● Brief
Repeat the material below word for word and leave out all pictures.

● Stored data
........

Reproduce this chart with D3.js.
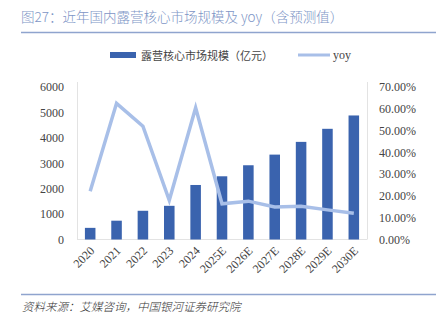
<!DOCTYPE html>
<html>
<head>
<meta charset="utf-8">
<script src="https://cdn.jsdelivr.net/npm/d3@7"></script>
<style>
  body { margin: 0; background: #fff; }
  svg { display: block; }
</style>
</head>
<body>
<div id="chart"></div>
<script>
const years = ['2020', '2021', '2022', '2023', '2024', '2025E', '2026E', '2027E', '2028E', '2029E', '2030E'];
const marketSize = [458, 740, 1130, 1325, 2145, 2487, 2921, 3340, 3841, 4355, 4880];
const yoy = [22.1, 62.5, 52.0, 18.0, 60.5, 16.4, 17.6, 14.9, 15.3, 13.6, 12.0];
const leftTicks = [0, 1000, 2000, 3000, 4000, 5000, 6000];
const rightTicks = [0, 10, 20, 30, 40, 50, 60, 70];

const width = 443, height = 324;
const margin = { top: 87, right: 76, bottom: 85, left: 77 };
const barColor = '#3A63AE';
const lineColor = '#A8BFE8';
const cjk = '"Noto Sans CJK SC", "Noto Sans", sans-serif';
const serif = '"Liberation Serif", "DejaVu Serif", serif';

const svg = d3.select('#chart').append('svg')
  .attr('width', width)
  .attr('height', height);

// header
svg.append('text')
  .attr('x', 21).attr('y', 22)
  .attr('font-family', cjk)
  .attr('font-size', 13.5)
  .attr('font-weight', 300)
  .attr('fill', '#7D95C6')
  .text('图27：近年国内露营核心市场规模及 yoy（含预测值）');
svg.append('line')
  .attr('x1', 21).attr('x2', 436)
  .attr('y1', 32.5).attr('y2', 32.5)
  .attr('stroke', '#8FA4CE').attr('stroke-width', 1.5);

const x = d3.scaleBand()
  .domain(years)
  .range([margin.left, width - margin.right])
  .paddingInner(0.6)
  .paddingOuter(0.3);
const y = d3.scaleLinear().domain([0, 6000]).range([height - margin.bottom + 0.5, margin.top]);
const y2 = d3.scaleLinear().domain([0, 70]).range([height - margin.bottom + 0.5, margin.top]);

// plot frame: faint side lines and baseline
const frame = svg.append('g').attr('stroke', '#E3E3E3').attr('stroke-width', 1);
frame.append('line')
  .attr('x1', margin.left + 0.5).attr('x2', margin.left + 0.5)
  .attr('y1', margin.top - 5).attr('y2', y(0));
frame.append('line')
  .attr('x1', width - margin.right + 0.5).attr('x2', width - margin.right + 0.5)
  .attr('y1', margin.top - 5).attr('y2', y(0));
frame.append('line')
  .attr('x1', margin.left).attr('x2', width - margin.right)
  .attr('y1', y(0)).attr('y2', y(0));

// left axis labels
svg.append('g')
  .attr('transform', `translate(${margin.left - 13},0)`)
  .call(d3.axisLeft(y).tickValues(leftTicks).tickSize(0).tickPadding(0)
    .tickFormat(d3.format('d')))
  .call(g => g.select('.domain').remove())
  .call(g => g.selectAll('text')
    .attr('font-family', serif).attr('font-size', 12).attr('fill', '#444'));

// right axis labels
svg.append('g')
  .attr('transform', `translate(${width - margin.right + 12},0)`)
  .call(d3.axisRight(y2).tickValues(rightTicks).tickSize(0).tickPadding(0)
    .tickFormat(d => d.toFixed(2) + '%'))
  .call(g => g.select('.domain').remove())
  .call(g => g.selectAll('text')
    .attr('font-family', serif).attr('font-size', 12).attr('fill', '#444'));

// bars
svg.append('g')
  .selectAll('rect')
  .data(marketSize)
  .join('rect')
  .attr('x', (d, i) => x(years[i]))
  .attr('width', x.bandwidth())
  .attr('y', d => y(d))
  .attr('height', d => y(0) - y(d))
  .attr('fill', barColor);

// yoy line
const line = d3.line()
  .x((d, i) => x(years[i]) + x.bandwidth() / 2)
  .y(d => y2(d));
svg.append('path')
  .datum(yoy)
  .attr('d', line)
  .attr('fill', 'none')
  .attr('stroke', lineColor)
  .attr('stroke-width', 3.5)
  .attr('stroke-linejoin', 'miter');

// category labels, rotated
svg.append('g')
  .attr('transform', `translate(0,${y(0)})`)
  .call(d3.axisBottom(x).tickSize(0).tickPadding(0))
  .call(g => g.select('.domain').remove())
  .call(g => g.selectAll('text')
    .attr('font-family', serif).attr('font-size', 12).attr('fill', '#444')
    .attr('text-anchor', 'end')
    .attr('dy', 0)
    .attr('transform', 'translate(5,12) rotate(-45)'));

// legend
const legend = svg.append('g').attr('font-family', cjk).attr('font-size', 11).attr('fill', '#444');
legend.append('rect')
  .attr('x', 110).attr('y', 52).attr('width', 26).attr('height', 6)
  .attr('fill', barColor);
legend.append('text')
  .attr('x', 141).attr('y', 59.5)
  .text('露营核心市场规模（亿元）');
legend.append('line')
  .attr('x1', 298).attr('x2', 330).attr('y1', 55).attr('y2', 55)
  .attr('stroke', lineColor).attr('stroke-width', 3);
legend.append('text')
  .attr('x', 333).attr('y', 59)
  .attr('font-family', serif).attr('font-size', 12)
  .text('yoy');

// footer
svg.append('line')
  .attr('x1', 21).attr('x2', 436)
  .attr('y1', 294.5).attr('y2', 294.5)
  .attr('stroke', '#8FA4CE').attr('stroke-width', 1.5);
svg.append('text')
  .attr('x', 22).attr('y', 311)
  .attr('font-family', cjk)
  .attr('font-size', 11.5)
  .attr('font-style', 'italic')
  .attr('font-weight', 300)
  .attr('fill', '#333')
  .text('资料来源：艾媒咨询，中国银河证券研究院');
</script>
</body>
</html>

........

● Exercise response
Reproduce this chart with D3.js.
<!DOCTYPE html>
<html>
<head>
<meta charset="utf-8">
<script src="https://cdn.jsdelivr.net/npm/d3@7"></script>
<style>
  body { margin: 0; background: #fff; }
  svg { display: block; }
</style>
</head>
<body>
<div id="chart"></div>
<script>
const years = ['2020', '2021', '2022', '2023', '2024', '2025E', '2026E', '2027E', '2028E', '2029E', '2030E'];
const marketSize = [458, 740, 1130, 1325, 2145, 2487, 2921, 3340, 3841, 4355, 4880];
const yoy = [22.1, 62.5, 52.0, 18.0, 60.5, 16.4, 17.6, 14.9, 15.3, 13.6, 12.0];
const leftTicks = [0, 1000, 2000, 3000, 4000, 5000, 6000];
const rightTicks = [0, 10, 20, 30, 40, 50, 60, 70];

const width = 443, height = 324;
const margin = { top: 87, right: 76, bottom: 85, left: 77 };
const barColor = '#3A63AE';
const lineColor = '#A8BFE8';
const cjk = '"Noto Sans CJK SC", "Noto Sans", sans-serif';
const serif = '"Liberation Serif", "DejaVu Serif", serif';

const svg = d3.select('#chart').append('svg')
  .attr('width', width)
  .attr('height', height);

// header
svg.append('text')
  .attr('x', 21).attr('y', 22)
  .attr('font-family', cjk)
  .attr('font-size', 13.5)
  .attr('font-weight', 300)
  .attr('fill', '#7D95C6')
  .text('图27：近年国内露营核心市场规模及 yoy（含预测值）');
svg.append('line')
  .attr('x1', 21).attr('x2', 436)
  .attr('y1', 32.5).attr('y2', 32.5)
  .attr('stroke', '#8FA4CE').attr('stroke-width', 1.5);

const x = d3.scaleBand()
  .domain(years)
  .range([margin.left, width - margin.right])
  .paddingInner(0.6)
  .paddingOuter(0.3);
const y = d3.scaleLinear().domain([0, 6000]).range([height - margin.bottom + 0.5, margin.top]);
const y2 = d3.scaleLinear().domain([0, 70]).range([height - margin.bottom + 0.5, margin.top]);

// plot frame: faint side lines and baseline
const frame = svg.append('g').attr('stroke', '#E3E3E3').attr('stroke-width', 1);
frame.append('line')
  .attr('x1', margin.left + 0.5).attr('x2', margin.left + 0.5)
  .attr('y1', margin.top - 5).attr('y2', y(0));
frame.append('line')
  .attr('x1', width - margin.right + 0.5).attr('x2', width - margin.right + 0.5)
  .attr('y1', margin.top - 5).attr('y2', y(0));
frame.append('line')
  .attr('x1', margin.left).attr('x2', width - margin.right)
  .attr('y1', y(0)).attr('y2', y(0));

// left axis labels
svg.append('g')
  .attr('transform', `translate(${margin.left - 13},0)`)
  .call(d3.axisLeft(y).tickValues(leftTicks).tickSize(0).tickPadding(0)
    .tickFormat(d3.format('d')))
  .call(g => g.select('.domain').remove())
  .call(g => g.selectAll('text')
    .attr('font-family', serif).attr('font-size', 12).attr('fill', '#444'));

// right axis labels
svg.append('g')
  .attr('transform', `translate(${width - margin.right + 12},0)`)
  .call(d3.axisRight(y2).tickValues(rightTicks).tickSize(0).tickPadding(0)
    .tickFormat(d => d.toFixed(2) + '%'))
  .call(g => g.select('.domain').remove())
  .call(g => g.selectAll('text')
    .attr('font-family', serif).attr('font-size', 12).attr('fill', '#444'));

// bars
svg.append('g')
  .selectAll('rect')
  .data(marketSize)
  .join('rect')
  .attr('x', (d, i) => x(years[i]))
  .attr('width', x.bandwidth())
  .attr('y', d => y(d))
  .attr('height', d => y(0) - y(d))
  .attr('fill', barColor);

// yoy line
const line = d3.line()
  .x((d, i) => x(years[i]) + x.bandwidth() / 2)
  .y(d => y2(d));
svg.append('path')
  .datum(yoy)
  .attr('d', line)
  .attr('fill', 'none')
  .attr('stroke', lineColor)
  .attr('stroke-width', 3.5)
  .attr('stroke-linejoin', 'miter');

// category labels, rotated
svg.append('g')
  .attr('transform', `translate(0,${y(0)})`)
  .call(d3.axisBottom(x).tickSize(0).tickPadding(0))
  .call(g => g.select('.domain').remove())
  .call(g => g.selectAll('text')
    .attr('font-family', serif).attr('font-size', 12).attr('fill', '#444')
    .attr('text-anchor', 'end')
    .attr('dy', 0)
    .attr('transform', 'translate(5,12) rotate(-45)'));

// legend
const legend = svg.append('g').attr('font-family', cjk).attr('font-size', 11).attr('fill', '#444');
legend.append('rect')
  .attr('x', 110).attr('y', 52).attr('width', 26).attr('height', 6)
  .attr('fill', barColor);
legend.append('text')
  .attr('x', 141).attr('y', 59.5)
  .text('露营核心市场规模（亿元）');
legend.append('line')
  .attr('x1', 298).attr('x2', 330).attr('y1', 55).attr('y2', 55)
  .attr('stroke', lineColor).attr('stroke-width', 3);
legend.append('text')
  .attr('x', 333).attr('y', 59)
  .attr('font-family', serif).attr('font-size', 12)
  .text('yoy');

// footer
svg.append('line')
  .attr('x1', 21).attr('x2', 436)
  .attr('y1', 294.5).attr('y2', 294.5)
  .attr('stroke', '#8FA4CE').attr('stroke-width', 1.5);
svg.append('text')
  .attr('x', 22).attr('y', 311)
  .attr('font-family', cjk)
  .attr('font-size', 11.5)
  .attr('font-style', 'italic')
  .attr('font-weight', 300)
  .attr('fill', '#333')
  .text('资料来源：艾媒咨询，中国银河证券研究院');
</script>
</body>
</html>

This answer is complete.